For the 'city within village' model, the scope of application includes renovated urban areas, conservation zones, and suburban villages. Planning prioritizes the preservation of heritage structures, strictly delineating protection zones for communal houses, pagodas, green spaces, and traditional landscapes.
![]() |
The gate of Duong Lam ancient village. Photo: Tran Quoc Trung |
Regarding architecture, Hanoi encourages maintaining traditional housing models, controlling building heights to suit the village structure, and promoting internal courtyards and setbacks to preserve the garden-house style and enhance natural ventilation.
According to illustrative plans, this model can be observed in Hanoi's Old Quarter and traditional villages.
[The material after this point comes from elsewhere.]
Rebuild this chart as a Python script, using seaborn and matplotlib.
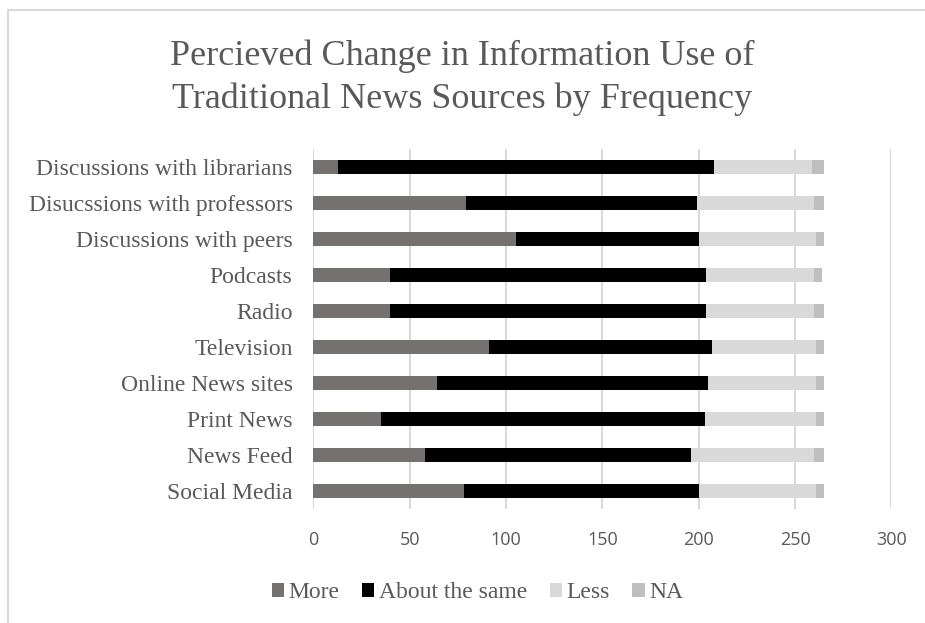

The exhibition showcases plans for renovating Duong Lam ancient village, Thiet Binh ancient village, and Co Chau village, demonstrating an orientation to preserve traditional village structures while adding infrastructure and public spaces to meet future development needs.
Associate Professor, Doctor Bui Hoai Son, a full-time member of the National Assembly's Committee for Culture and Society, considers the 'village within city, city within village' model a notable planning approach. This perspective views Hanoi not merely as a city needing wider roads, more high-rises, or modern functional zones, but as a vibrant cultural-ecological entity with memory, identity, and historical depth.
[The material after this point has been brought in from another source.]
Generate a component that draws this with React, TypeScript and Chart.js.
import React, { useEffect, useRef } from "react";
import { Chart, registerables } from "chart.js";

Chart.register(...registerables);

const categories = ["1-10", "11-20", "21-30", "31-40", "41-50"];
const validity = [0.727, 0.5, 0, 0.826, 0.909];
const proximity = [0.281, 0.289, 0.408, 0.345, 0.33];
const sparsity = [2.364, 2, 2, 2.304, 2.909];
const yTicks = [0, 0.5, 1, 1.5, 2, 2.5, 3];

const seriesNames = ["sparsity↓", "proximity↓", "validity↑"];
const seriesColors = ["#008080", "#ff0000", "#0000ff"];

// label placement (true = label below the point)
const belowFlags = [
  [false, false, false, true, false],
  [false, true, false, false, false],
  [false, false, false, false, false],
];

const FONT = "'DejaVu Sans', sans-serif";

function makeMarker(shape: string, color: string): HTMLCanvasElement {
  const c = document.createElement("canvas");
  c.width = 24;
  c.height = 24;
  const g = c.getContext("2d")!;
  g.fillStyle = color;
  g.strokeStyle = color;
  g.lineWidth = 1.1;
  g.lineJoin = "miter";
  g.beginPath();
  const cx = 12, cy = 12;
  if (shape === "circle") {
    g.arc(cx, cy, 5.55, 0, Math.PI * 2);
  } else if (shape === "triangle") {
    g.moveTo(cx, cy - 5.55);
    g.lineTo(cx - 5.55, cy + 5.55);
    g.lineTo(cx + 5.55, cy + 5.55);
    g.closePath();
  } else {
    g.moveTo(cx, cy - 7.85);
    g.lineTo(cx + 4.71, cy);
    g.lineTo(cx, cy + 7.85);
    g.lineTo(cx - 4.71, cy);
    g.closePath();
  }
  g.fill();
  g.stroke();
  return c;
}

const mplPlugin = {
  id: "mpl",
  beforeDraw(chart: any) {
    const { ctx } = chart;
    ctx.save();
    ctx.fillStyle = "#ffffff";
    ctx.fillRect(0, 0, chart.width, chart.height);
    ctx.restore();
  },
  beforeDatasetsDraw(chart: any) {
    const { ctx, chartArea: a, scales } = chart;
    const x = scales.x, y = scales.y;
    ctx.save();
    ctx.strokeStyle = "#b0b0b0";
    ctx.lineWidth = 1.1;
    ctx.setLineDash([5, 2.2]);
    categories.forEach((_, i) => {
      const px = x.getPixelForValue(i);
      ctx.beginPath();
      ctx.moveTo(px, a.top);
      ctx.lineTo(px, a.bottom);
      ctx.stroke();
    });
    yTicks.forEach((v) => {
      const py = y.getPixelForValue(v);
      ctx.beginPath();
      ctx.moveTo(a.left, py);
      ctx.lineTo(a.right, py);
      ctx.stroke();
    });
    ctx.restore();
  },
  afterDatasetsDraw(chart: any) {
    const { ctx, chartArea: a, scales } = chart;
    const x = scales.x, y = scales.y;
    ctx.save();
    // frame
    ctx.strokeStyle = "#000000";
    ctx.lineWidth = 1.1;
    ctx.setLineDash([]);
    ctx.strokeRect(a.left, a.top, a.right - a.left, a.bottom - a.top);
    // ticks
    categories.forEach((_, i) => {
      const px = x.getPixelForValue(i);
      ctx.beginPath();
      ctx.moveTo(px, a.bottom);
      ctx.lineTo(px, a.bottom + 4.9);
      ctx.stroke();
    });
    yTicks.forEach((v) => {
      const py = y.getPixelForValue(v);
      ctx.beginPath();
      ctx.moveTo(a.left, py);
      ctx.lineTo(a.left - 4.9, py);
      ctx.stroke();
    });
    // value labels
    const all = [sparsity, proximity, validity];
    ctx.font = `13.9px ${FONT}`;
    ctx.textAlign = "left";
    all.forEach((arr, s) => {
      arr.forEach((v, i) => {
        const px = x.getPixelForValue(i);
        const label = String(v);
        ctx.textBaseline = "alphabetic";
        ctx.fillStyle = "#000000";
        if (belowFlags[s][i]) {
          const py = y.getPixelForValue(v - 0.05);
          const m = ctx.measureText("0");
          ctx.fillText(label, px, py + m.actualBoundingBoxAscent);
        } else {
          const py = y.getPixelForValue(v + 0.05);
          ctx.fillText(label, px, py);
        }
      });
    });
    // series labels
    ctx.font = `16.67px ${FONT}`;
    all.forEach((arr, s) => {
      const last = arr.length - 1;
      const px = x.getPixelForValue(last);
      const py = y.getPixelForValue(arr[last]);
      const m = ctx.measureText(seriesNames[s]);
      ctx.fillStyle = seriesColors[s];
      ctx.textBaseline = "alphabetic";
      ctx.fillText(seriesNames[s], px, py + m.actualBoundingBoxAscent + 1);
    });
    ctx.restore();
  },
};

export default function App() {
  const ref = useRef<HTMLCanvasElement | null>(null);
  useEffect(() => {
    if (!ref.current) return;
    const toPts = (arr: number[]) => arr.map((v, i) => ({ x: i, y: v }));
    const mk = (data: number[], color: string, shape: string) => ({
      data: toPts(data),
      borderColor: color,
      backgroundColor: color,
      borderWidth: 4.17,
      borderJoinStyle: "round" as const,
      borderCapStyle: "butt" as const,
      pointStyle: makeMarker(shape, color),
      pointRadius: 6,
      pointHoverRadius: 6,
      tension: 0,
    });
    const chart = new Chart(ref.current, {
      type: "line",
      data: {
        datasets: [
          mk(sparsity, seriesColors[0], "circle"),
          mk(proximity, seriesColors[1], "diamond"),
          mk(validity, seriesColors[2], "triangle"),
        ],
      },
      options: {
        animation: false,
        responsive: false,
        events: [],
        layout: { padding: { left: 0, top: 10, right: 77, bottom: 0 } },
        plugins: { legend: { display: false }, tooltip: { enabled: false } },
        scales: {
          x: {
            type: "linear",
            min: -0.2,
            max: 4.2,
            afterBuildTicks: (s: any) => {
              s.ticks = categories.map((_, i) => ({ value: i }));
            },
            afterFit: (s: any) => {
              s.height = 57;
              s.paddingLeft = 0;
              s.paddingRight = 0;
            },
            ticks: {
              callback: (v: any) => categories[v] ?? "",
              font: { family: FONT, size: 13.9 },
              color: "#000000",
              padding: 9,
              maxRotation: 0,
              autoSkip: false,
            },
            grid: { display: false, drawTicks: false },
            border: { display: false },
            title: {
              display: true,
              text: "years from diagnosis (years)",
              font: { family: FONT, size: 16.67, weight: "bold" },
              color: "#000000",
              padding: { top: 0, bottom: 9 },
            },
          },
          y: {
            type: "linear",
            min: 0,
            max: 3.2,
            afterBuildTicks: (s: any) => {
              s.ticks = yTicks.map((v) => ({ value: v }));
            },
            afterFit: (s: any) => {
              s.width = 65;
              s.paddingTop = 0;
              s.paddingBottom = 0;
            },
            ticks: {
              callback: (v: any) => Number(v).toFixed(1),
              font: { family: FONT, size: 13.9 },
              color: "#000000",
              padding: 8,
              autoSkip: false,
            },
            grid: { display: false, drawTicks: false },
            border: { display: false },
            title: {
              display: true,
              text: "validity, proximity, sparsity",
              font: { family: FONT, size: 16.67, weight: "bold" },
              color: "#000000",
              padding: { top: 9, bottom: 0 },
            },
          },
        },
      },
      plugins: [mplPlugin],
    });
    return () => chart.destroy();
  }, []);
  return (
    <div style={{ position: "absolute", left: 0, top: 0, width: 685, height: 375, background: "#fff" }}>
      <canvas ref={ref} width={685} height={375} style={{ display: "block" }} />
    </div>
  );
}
Hanoi is unique because its modern urban core still contains many layers of Vietnamese village sediment, such as communal houses, pagodas, wells, village gates, banyan trees, traditional crafts, festivals, village regulations, community relations, and neighborhood lifestyles. Therefore, 'village within city, city within village' is not just a planning slogan but a way of asking how Hanoi can modernize without losing the soul of Thang Long - Ke Cho, and how it can develop quickly without severing community memories.
Mr. Son believes that preserving traditional village structures and developing a modern city are not contradictory. Preservation, when aligned with new needs, and development, when truly creating better living conditions, means retaining core values while allowing life to evolve, rather than replacing identity with anonymous spaces.
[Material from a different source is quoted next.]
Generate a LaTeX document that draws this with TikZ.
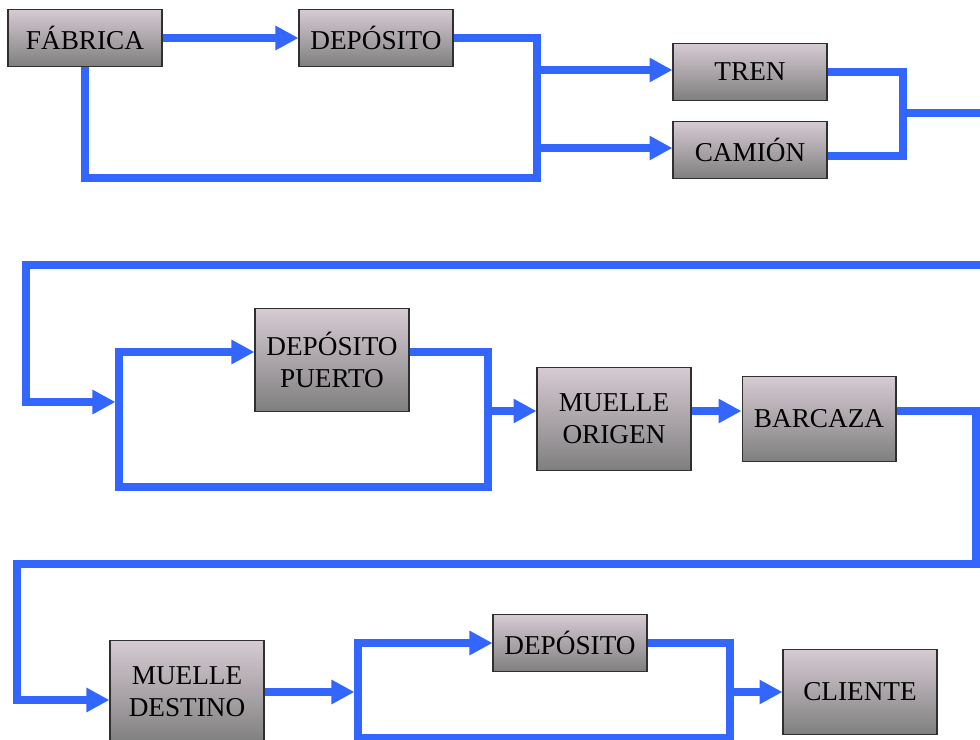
\documentclass[tikz,border=0pt]{standalone}
\usepackage{fontspec}
\setmainfont{Liberation Serif}
\usetikzlibrary{arrows.meta,positioning}
\definecolor{azulflujo}{HTML}{3366FF}
\definecolor{grisclaro}{HTML}{D6CBD3}
\definecolor{grisoscuro}{HTML}{7F7F7F}
\definecolor{borde}{HTML}{303030}

\begin{document}
\begin{tikzpicture}[x=0.02cm,y=-0.02cm,
			caja/.style={draw=borde,semithick,top color=grisclaro,bottom color=grisoscuro,minimum width=3.08cm,minimum height=1.14cm,inner sep=1pt,align=center,font=\fontsize{15.5}{18.2}\selectfont},
			cajados/.style={caja,minimum height=2.06cm},
			cajamedia/.style={caja,minimum height=1.7cm},
			linea/.style={draw=azulflujo,line width=4.4pt,line join=miter},
			flujo/.style={linea,-{Triangle[length=4.6mm,width=4.6mm]}}
			]
			\useasboundingbox (0,0) rectangle (980,740);
			\clip (0,0) rectangle (980,740);
			\node[caja] (fab) at (85,38) {FÁBRICA};
			\node[caja] (dep1) [right=2.72cm of fab] {DEPÓSITO};
			\node[caja] (tren) at (750,72) {TREN};
			\node[caja] (cam) [below=0.4cm of tren] {CAMIÓN};
			\node[cajados] (deppto) at (332,360) {DEPÓSITO\\PUERTO};
			\node[cajados] (mor) at (614,419) {MUELLE\\ORIGEN};
			\node[cajamedia] (bar) [right=1cm of mor] {BARCAZA};
			\node[cajados] (mdes) at (187,692) {MUELLE\\DESTINO};
			\node[caja] (dep2) at (570,643) {DEPÓSITO};
			\node[cajamedia] (cli) at (860,692) {CLIENTE};
			\coordinate (a1) at (537,178);
			\coordinate (a2) at (903,113);
			\coordinate (c1) at (119,402);
			\coordinate (c2) at (119,487);
			\coordinate (c3) at (488,487);
			\coordinate (c4) at (488,411);
			\coordinate (d1) at (17,700);
			\coordinate (e1) at (358,692);
			\coordinate (e2) at (358,738);
			\coordinate (e3) at (730,738);
			\draw[flujo] (fab.east) -- (dep1.west);
			\draw[linea] (fab.south) |- (a1) |- (dep1.east);
			\draw[flujo] ([yshift=0.04cm]a1 |- tren.west) -- ([yshift=0.04cm]tren.west);
			\draw[flujo] ([yshift=0.04cm]a1 |- cam.west) -- ([yshift=0.04cm]cam.west);
			\draw[linea] (tren.east) -| (a2) |- ([yshift=-0.12cm]cam.east);
			\draw[flujo,shorten >=2pt] (a2) -- (995,113) -- (995,265) -- (26,265) |- (c1);
			\draw[flujo] ([yshift=0.16cm]deppto.east) -| (c3) -- (c2) |- ([yshift=0.16cm]deppto.west);
			\draw[flujo] (c4) -- (c4 -| mor.west);
			\draw[flujo] (c4 -| mor.east) -- (c4 -| bar.west);
			\draw[flujo] (c4 -| bar.east) -- (976,411) -- (976,564) -- (17,564) -- (d1) -- (d1 -| mdes.west);
			\draw[flujo,shorten >=2pt] (mdes.east) -- (e1);
			\draw[flujo] (dep2.east) -| (e3) -- (e2) |- (dep2.west);
			\draw[flujo] (e3 |- cli.west) -- (cli.west);
		\end{tikzpicture}
\end{document}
Forming a green axis through the capital
The 'forest within city, city within forest' model is organized into a continuous, multi-functional green space system along the city's North-South axis. This green corridor is projected to start from the Red River bank in Phuc Loc commune, extending to the Red River area in Phu Xuyen. The green axis traverses various spatial types: existing urban areas, rural regions, vacant land, and transitional zones.
According to the planning orientation, this green strip will act as a "linear ecological lung," helping to reduce fine dust, noise, and emissions from traffic and urban activities. Simultaneously, it will serve as a transitional buffer between urban and rural areas, mitigating spatial conflicts during urbanization, and acting as a "microclimate regulator" to channel cool winds and improve air quality.
Under the plan, the green axis is organized through spatial layers including the Red River banks, existing urban areas, rural-craft village zones, and transitional land.
The Hanoi Department of Planning and Architecture states that this orientation aims to create a large-scale green strip that meets current environmental needs and serves as a reserve space for the Capital's development over the next 50-100 years.
The areas on both sides of the Red, Duong, Da, Nhue, Day, Tich, Ca Lo, and Thiep - Dam Van Tri rivers are being developed into strategic green corridors and belts. The spatial axis along the Red River is the Capital's landscape backbone, concentrating public facilities, cultural parks, tourism services, entertainment, and iconic city structures.
The 'city within forest' model aims to absolutely protect existing forest areas and implement a roadmap to expand forest coverage across the city. It implements the 'forest within city - city within forest' model with forest ecosystems as the dominant feature, clearly defining core zones for natural and protective forest conservation, and buffer zones for developing forest parks and low-density, environmentally friendly ecotourism.
The plan will review and implement key park projects in the inner city areas (Thu Le, Nui Cung, Dong Da, Dam Hong, Ha Dinh, etc.), ensuring feasibility and developing specialized parks and ecological parks linked with sports and entertainment activities. It will form an interconnected network with natural green systems at the Soc Son, Ba Vi, and Huong Tich poles and various river basins and lakes.
Mr. Bui Hoai Son, a full-time member of the National Assembly's Committee for Culture and Society, assesses that the 'forest within city, city within forest' model represents a significant shift from a concrete urban mindset to an ecological, adaptive, and quality-of-life-focused urban approach. The greatest value of this thinking is placing people, nature, and culture at the center of planning.
"A livable capital needs not only grand boulevards, large buildings, and new centers, but also tree shade, water bodies, community spaces, craft villages, heritage, memories, and a sense of belonging for its residents," Mr. Son said.
![]() |
The green axis through the capital from Phuc Loc commune, extending to the Red River area in Phu Xuyen. |
The 'forest within city, city within forest' model offers multiple benefits simultaneously. Primarily, these are environmental benefits such as increased green space, reduced urban heat island effect, improved air quality, microclimate regulation, rainwater retention, and reduced flooding. In the context of increasingly evident climate change, any city without green spaces, water bodies, and ecological corridors will pay a very high price.
However, Mr. Son believes the challenge in implementing the plan lies in execution capacity. With the 'village within city, city within village' model, challenges include land pressure, spontaneous construction, excessive commercialization, erosion of traditional crafts, and disruption of residential communities. Additionally, there is a lack of land funds, encroachment on green spaces, arbitrary planning adjustments, uncoordinated park investments, and a lack of long-term maintenance and operation mechanisms.
The Capital's Master Plan with a 100-year vision outlines development stages, so mechanisms must ensure continuity, preventing short-term thinking tied to administrative terms from shortening the strategic vision. The government needs to zone conservation areas, establish architectural management regulations, control building density, structure height, materials, public spaces, village landscapes, traditional roads, and cultural institutions. By doing so, ancient villages will not be obstacles to a modern city but will become a competitive identity for Hanoi.
Local authorities need to publicize the plan, explain it to residents, control construction, strictly address violations, and protect relics, green spaces, water bodies, and public areas. Local governments must also connect the city's grand plan with the specific lives of each village, residential area, and street.